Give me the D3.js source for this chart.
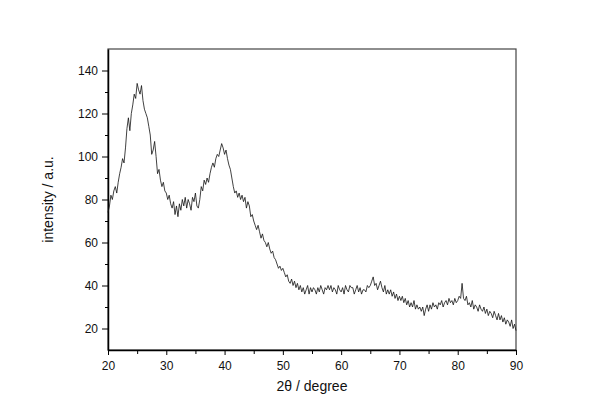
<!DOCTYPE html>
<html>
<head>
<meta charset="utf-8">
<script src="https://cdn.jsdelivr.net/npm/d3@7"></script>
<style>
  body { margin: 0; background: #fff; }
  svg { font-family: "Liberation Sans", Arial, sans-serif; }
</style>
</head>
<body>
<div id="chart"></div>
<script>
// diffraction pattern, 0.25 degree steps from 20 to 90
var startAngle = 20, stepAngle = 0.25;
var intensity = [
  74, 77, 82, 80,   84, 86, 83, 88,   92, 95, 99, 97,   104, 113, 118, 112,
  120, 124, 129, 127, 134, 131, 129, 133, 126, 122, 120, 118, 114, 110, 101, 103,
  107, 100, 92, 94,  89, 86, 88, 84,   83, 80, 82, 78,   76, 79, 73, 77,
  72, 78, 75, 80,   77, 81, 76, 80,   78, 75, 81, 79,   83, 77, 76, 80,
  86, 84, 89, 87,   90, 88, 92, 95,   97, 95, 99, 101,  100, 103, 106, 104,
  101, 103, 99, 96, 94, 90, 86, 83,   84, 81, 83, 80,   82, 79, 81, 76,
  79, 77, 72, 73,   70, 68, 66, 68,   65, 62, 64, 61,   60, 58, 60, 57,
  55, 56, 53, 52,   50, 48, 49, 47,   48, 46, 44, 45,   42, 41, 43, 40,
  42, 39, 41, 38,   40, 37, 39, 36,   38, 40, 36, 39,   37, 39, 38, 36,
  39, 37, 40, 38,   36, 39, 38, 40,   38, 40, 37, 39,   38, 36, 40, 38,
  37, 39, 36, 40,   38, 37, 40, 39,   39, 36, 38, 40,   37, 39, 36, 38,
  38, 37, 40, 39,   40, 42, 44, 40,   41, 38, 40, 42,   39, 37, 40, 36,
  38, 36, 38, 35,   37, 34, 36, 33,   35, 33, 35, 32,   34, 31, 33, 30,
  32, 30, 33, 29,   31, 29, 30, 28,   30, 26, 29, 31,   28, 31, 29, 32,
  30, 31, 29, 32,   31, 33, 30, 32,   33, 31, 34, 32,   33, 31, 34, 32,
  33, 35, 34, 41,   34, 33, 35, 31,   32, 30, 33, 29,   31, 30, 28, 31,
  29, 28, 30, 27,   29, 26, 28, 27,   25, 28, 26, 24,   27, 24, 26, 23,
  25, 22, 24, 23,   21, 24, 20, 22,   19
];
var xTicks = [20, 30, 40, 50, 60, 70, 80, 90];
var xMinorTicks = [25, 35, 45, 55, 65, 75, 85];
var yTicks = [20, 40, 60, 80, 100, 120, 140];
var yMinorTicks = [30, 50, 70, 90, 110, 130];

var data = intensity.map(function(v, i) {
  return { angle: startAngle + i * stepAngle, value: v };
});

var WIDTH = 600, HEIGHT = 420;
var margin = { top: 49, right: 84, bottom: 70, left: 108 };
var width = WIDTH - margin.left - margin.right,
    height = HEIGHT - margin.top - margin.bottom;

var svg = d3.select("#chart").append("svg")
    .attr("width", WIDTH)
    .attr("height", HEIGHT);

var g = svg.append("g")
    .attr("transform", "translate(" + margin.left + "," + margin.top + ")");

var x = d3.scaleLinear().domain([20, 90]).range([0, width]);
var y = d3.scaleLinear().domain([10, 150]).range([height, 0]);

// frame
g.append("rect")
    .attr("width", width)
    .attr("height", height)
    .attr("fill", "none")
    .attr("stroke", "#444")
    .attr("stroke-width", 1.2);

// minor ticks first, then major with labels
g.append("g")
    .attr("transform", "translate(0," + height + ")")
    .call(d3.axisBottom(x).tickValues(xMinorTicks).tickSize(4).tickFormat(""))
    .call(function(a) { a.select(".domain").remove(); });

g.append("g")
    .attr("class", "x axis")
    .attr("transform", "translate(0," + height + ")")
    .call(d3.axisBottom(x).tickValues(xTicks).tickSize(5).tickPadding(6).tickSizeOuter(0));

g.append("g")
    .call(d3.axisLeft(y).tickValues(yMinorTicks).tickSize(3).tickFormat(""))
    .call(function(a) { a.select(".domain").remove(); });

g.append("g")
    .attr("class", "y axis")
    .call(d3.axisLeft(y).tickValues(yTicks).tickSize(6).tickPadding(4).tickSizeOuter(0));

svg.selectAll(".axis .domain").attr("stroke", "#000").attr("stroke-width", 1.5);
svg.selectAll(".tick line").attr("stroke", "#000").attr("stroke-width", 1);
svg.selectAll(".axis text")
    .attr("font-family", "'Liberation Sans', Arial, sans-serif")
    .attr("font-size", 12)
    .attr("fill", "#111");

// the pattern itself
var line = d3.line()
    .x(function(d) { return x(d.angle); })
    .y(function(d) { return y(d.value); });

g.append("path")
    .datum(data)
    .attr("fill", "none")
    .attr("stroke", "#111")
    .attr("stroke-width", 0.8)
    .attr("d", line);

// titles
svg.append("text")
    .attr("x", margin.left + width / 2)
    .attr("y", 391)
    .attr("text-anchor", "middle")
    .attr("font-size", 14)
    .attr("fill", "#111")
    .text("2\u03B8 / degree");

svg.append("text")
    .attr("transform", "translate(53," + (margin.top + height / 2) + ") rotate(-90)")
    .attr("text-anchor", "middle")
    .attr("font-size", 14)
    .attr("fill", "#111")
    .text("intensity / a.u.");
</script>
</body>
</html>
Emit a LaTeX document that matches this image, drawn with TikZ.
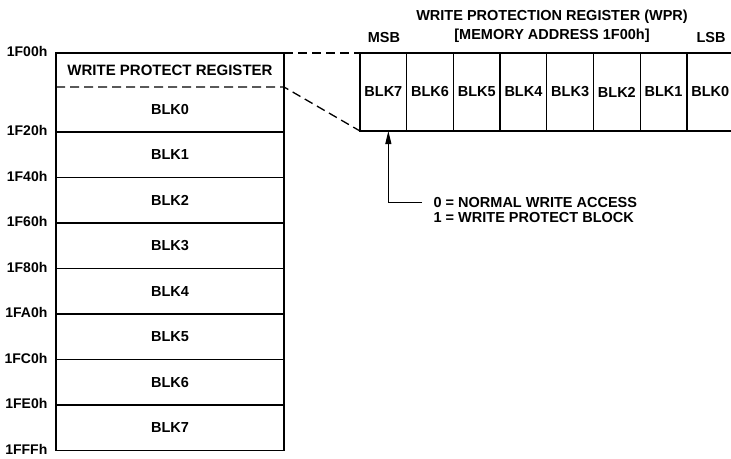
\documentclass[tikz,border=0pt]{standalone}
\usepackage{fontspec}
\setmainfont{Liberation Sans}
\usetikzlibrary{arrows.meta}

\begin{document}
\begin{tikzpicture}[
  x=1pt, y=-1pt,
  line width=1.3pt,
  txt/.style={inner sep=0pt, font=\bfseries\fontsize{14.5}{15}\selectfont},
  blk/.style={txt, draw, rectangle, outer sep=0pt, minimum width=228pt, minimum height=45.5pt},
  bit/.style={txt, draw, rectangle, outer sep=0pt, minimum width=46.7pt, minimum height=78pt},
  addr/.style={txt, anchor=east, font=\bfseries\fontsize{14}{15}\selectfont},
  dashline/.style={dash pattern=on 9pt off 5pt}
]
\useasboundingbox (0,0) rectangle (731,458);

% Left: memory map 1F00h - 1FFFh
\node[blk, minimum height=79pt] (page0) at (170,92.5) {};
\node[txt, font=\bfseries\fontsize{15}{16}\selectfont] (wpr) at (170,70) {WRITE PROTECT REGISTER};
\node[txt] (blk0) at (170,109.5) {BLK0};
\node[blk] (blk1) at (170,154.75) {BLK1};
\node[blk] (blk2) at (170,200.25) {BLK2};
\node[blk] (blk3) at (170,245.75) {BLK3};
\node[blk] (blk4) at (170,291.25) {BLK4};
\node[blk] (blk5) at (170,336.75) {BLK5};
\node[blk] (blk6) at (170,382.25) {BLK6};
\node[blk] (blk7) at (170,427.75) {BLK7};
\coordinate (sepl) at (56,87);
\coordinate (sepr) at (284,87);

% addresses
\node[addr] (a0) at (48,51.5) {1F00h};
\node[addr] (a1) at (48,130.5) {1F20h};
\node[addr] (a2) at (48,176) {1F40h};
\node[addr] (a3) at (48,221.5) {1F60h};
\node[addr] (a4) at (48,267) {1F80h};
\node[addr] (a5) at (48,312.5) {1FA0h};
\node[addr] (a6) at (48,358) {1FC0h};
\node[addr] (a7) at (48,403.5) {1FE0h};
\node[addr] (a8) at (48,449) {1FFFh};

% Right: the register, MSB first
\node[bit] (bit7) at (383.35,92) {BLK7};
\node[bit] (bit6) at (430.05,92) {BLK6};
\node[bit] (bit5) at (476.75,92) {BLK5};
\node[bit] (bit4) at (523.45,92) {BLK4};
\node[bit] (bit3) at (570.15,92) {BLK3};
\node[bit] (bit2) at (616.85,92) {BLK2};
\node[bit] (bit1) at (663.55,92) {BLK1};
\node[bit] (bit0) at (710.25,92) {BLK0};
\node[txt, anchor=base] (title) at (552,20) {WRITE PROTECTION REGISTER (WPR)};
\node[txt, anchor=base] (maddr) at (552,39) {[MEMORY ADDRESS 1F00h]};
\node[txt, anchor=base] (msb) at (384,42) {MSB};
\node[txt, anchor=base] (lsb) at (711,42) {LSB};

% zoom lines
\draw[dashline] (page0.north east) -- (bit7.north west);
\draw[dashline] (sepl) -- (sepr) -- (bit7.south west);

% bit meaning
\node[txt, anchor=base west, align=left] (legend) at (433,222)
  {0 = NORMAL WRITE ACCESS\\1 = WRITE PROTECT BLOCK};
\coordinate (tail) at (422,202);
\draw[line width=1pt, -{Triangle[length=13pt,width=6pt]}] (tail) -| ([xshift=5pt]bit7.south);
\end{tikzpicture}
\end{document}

▬▬▬▬▬▬

**EXERCISE BRIEF**
Make an exact copy of the lines from the one with "Emit a LaTeX" through the one with "(0,0) rectangle (731,458);", both ends in, and nothing else. Drop every picture.

**ANSWER TO THIS EXERCISE**
Emit a LaTeX document that matches this image, drawn with TikZ.
\documentclass[tikz,border=0pt]{standalone}
\usepackage{fontspec}
\setmainfont{Liberation Sans}
\usetikzlibrary{arrows.meta}

\begin{document}
\begin{tikzpicture}[
  x=1pt, y=-1pt,
  line width=1.3pt,
  txt/.style={inner sep=0pt, font=\bfseries\fontsize{14.5}{15}\selectfont},
  blk/.style={txt, draw, rectangle, outer sep=0pt, minimum width=228pt, minimum height=45.5pt},
  bit/.style={txt, draw, rectangle, outer sep=0pt, minimum width=46.7pt, minimum height=78pt},
  addr/.style={txt, anchor=east, font=\bfseries\fontsize{14}{15}\selectfont},
  dashline/.style={dash pattern=on 9pt off 5pt}
]
\useasboundingbox (0,0) rectangle (731,458);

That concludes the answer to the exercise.